Dunque gli stranieri extracomunitari dovranno allegare copia del permesso di soggiorno, o della ricevuta (della Posta o della Questura) per il suo rilascio, o ancora, se in Italia per periodi inferiori a 3 mesi, copia della dichiarazione di presenza depositata in Questura entro 8 giorni dall'ingresso sul territorio italiano. I cittadini comunitari che risiedano in Italia per periodi non superiori a tre mesi dovranno invece presentare documento di identità valido per l’espatrio (e, presumiamo, fornire prova del fatto che sono in Italia da meno di tre mesi); se soggiornanti da più di tre mesi dovranno, infine, esibire la relativa attestazione anagrafica.
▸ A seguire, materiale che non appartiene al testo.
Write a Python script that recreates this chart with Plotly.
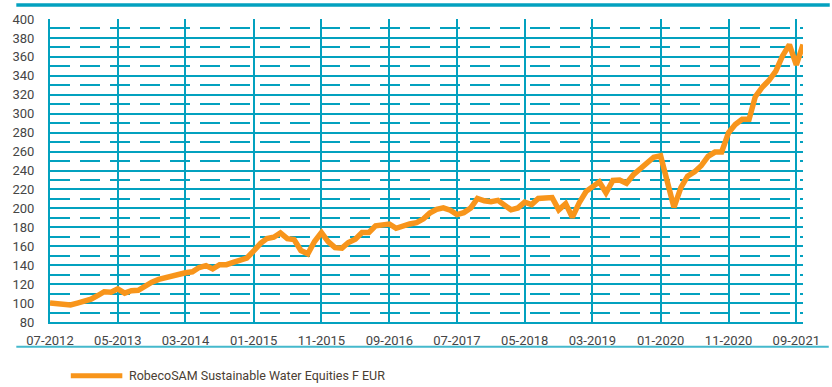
import pandas as pd
import plotly.graph_objects as go

# Monthly index level, starting July 2012 (base 100)
start_month = "2012-07-01"
fund_name = "RobecoSAM Sustainable Water Equities F EUR"
fund_values = [
    100, 99.5, 99.5, 98, 100, 102, 104, 108, 112, 111.5,
    115, 110.5, 113, 113.5, 118, 122, 125, 127, 128, 131.5,
    132, 133, 137.5, 139.5, 136, 140.5, 140.5, 143, 145, 147.5,
    155, 163, 168, 169.5, 174, 168, 167, 155.5, 152, 165,
    174.5, 165, 158.5, 158, 164, 167.5, 174.5, 174.5, 181.5, 183,
    183.5, 179, 182, 183.5, 185, 189, 195, 199, 200.5, 198,
    193.5, 195.5, 200.5, 210.5, 208, 207, 208.5, 202.5, 198.5, 200.5,
    206.5, 204, 210.5, 211, 211.5, 198.5, 205, 190.5, 206, 218,
    223, 228, 216.5, 229.5, 230, 226.5, 235.5, 241, 248, 254,
    255.5, 230, 201, 222, 234, 238.5, 245, 255, 259.5, 259.5,
    280, 288.5, 294, 294, 318, 328, 335, 345, 361, 373,
    351.5, 373,
]
dates = pd.date_range(start_month, periods=len(fund_values), freq="MS")

y_range = [80, 400]
y_step = 20
x_tick_step_months = 10

TEAL = "#03a1bf"
TEAL_LIGHT = "#45b9cc"
ORANGE = "#f8951b"
TEXT = "#454545"
LEGEND_TEXT = "#4a3e33"
FONT = "Roboto, 'Noto Sans', sans-serif"

fig = go.Figure()
fig.add_trace(
    go.Scatter(
        x=dates,
        y=fund_values,
        mode="lines",
        name=fund_name,
        line=dict(color=ORANGE, width=5.5, shape="linear"),
        showlegend=False,
        hoverinfo="x+y",
    )
)

# Geometry helpers (paper coordinates) for decorative rules and legend
L, R, T, B = 45, 27, 17, 65
W, H = 832, 387
pw, ph = W - L - R, H - T - B


def px_x(x):
    return (x - L) / pw


def px_y(y):
    return (H - B - y) / ph


shapes = [
    # heavy rule across the top of the panel
    dict(type="line", xref="paper", yref="paper",
         x0=px_x(11), x1=px_x(832), y0=px_y(3), y1=px_y(3),
         line=dict(color=TEAL, width=3.5)),
    # thin rule under the axis labels
    dict(type="line", xref="paper", yref="paper",
         x0=px_x(11), x1=px_x(831), y0=px_y(346.8), y1=px_y(346.8),
         line=dict(color=TEAL_LIGHT, width=2)),
    # legend swatch
    dict(type="line", xref="paper", yref="paper",
         x0=px_x(66), x1=px_x(118), y0=px_y(376), y1=px_y(376),
         line=dict(color=ORANGE, width=5)),
]

annotations = [
    dict(text=fund_name, xref="paper", yref="paper",
         x=px_x(123), y=px_y(376), xanchor="left", yanchor="middle",
         showarrow=False, font=dict(family=FONT, size=12.5, color=LEGEND_TEXT)),
]

fig.update_layout(
    width=W,
    height=H,
    margin=dict(l=L, r=R, t=T, b=B, pad=0),
    paper_bgcolor="white",
    plot_bgcolor="white",
    font=dict(family=FONT, size=13, color=TEXT),
    shapes=shapes,
    annotations=annotations,
    showlegend=False,
)

fig.update_xaxes(
    type="date",
    range=[dates[0], dates[-1]],
    tick0=start_month,
    dtick=f"M{x_tick_step_months}",
    tickformat="%m-%Y",
    showgrid=True,
    gridcolor=TEAL,
    gridwidth=2,
    showline=True,
    linecolor=TEAL,
    linewidth=2,
    mirror=False,
    ticks="",
    ticklabelstandoff=5,
    zeroline=False,
)

fig.update_yaxes(
    range=y_range,
    tick0=0,
    dtick=y_step,
    showgrid=True,
    gridcolor=TEAL,
    gridwidth=2,
    showline=True,
    linecolor=TEAL,
    linewidth=2,
    ticks="",
    ticklabelstandoff=11,
    zeroline=False,
    minor=dict(
        dtick=y_step / 2,
        tick0=y_step / 2,
        showgrid=True,
        gridcolor=TEAL,
        gridwidth=2,
        griddash="20px,10px",
    ),
)

fig.write_html("out.html")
Auspichiamo che questa norma abbia vita breve, e che la Corte Costituzionale sia investita della questione di legittimità fin dall'entrata in vigore del provvedimento. Il diritto di sposarsi è un diritto fondamentale della persona riconosciuto sia a livello internazionale che dalla Costituzione italiana.

L'elenco di diritti e principi fondamentali che una simile norma viola è lungo, lunghissimo:
- la Convenzione europea sui diritti dell'uomo: «Articolo 12 - Diritto al matrimonio. Uomini e donne, in età matrimoniale, hanno il diritto di sposarsi»;
- la Carta dei diritti fondamentali dell'Unione europea (Carta di Nizza) sancisce il diritto al rispetto della vita privata e familiare (art. 7), a sposarsi (art. 9), a non essere discriminati (art. 12);
- la Costituzione italiana:
a) art. 2: «La Repubblica riconosce e garantisce i diritti inviolabili dell'uomo, sia come singolo sia nelle formazioni sociali ove si svolge la sua personalità»;
b) art. 3: Tutti i cittadini hanno pari dignità sociale e sono eguali davanti alla legge, senza distinzione di sesso, di razza, di lingua, di religione, di opinioni politiche, di condizioni personali e sociali. E' compito della Repubblica rimuovere gli ostacoli di ordine economico e sociale, che, limitando di fatto la libertà e l'eguaglianza dei cittadini, impediscono il pieno sviluppo della persona umana […]»;
c) art. 10, secondo comma: «La condizione giuridica dello straniero è regolata dalla legge in conformità delle norme e dei trattati internazionali»;
d) art. 29: «La Repubblica riconosce i diritti della famiglia come società naturale fondata sul matrimonio. Il matrimonio è ordinato sull'eguaglianza morale e giuridica dei coniugi, con i limiti stabiliti dalla legge a garanzia dell'unità familiare»; La libertà di sposarsi (o di non sposarsi) e di scegliere il coniuge autonomamente, riguarda la sfera dell'autonomia e della individualità ed è quindi una scelta sulla quale lo Stato non può interferire. Il diritto al matrimonio e', sia per l'ordinamento italiano che per le norme internazionali e comunitarie, un momento essenziale di espressione della libertà e dignità umana che deve essere garantito a tutti, indipendentemente dalla propria condizione di regolarità amministrativa o meno della propria permanenza in Italia.

Se un problema esiste, quello dei matrimoni fittizi, va risolto con controlli adeguati, non già con una proibizione generalizzata di sposarsi, il cui risultato è una gravissima ed intollerabile ingerenza dello Stato nella sfera privata della vita di un individuo, proprio su una scelta, il matrimonio, che costituisce esercizio di un diritto che l’ordinamento internazionale riconosce come fondamentale.